The Democrats are on the wrong side of a familiar issue. Last summer, I interviewed a slave. Her name is Ima Matul, and she is a native of Indonesia who was brought to southern California as a teenager with the promise of a job working as a household maid. She got the job. The rest will be familiar to those familiar with modern-day slavery in the United States: The family for whom she was to work took her passport and separated her from her cousin, with whom she had come to the U.S. The cousin was sent to work in another home. Ima Matul was, needless to say, never paid — the family said they were simply keeping the money safe for her until she returned home. She worked 18 hours a day or more. She was cut off from all communication, beaten, and abused. She was told that if she were to try to run away, she’d be arrested as an illegal immigrant and taken to prison, where she would be held indefinitely with no passport or other identification, and where she would certainly be raped.
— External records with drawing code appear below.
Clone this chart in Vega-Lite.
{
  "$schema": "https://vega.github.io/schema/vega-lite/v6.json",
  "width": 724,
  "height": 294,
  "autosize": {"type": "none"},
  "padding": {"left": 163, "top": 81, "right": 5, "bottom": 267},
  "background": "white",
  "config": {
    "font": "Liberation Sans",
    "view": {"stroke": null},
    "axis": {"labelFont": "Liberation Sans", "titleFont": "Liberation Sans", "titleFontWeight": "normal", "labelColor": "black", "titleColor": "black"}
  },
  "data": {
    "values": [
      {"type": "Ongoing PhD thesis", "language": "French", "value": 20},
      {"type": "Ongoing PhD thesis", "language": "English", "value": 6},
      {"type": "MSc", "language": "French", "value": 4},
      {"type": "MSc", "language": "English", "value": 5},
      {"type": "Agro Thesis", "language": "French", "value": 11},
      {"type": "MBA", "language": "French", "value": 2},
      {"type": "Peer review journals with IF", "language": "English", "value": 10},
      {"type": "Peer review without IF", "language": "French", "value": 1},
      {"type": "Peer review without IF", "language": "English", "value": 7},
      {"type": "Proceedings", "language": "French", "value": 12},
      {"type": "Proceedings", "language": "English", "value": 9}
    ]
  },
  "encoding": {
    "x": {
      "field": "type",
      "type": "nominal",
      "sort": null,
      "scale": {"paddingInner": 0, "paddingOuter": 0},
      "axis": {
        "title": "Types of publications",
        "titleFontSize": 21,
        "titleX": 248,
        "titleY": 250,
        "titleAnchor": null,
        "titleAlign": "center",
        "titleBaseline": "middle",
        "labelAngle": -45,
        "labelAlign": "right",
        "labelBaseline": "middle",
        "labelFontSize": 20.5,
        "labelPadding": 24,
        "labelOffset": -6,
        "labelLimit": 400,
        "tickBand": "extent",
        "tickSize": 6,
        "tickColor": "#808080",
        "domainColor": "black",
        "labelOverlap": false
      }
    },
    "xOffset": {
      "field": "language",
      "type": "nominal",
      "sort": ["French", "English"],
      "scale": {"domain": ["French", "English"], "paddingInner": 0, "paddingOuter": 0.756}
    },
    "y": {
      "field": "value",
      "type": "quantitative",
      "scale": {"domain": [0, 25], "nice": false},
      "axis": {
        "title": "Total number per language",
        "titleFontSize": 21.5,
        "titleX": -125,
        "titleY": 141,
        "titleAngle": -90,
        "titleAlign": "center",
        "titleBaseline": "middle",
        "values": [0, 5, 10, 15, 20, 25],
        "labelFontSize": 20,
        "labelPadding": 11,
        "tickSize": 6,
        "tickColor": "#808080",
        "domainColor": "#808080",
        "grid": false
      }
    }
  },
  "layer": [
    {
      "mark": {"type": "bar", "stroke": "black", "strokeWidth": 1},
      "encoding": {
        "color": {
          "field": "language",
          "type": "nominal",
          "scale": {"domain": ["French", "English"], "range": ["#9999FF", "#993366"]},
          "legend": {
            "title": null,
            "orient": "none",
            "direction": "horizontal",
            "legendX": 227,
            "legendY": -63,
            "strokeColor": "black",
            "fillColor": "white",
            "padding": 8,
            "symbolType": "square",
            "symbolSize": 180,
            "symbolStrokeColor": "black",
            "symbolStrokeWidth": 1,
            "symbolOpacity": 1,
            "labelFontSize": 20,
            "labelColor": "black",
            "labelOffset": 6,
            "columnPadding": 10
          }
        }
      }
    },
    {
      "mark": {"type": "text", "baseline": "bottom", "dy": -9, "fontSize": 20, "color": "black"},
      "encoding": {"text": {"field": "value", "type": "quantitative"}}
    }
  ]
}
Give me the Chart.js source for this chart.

She eventually escaped, with the help of a sympathetic nanny next door and the Coalition to Abolish Slavery and Trafficking in Los Angeles. The humiliation, terror, and betrayal of her experience has never really left her, though she speaks about her experience with remarkable calm.
The promised money wasn’t very much: $150 a week. “It was more money than I could ever make at home,” she says. “And coming to the United States sounded like the best thing I could think of.” To a person in her situation — young, not having much in the way of resources or connections, experiencing family troubles (as a teenager, she’d been forced into a marriage with a considerably older man), and having little hope for happiness or advancement — working as a domestic servant abroad sounds like something bordering on deliverance. Many people in a similar plight make it to the United States. Many are cruelly disappointed by what awaits them.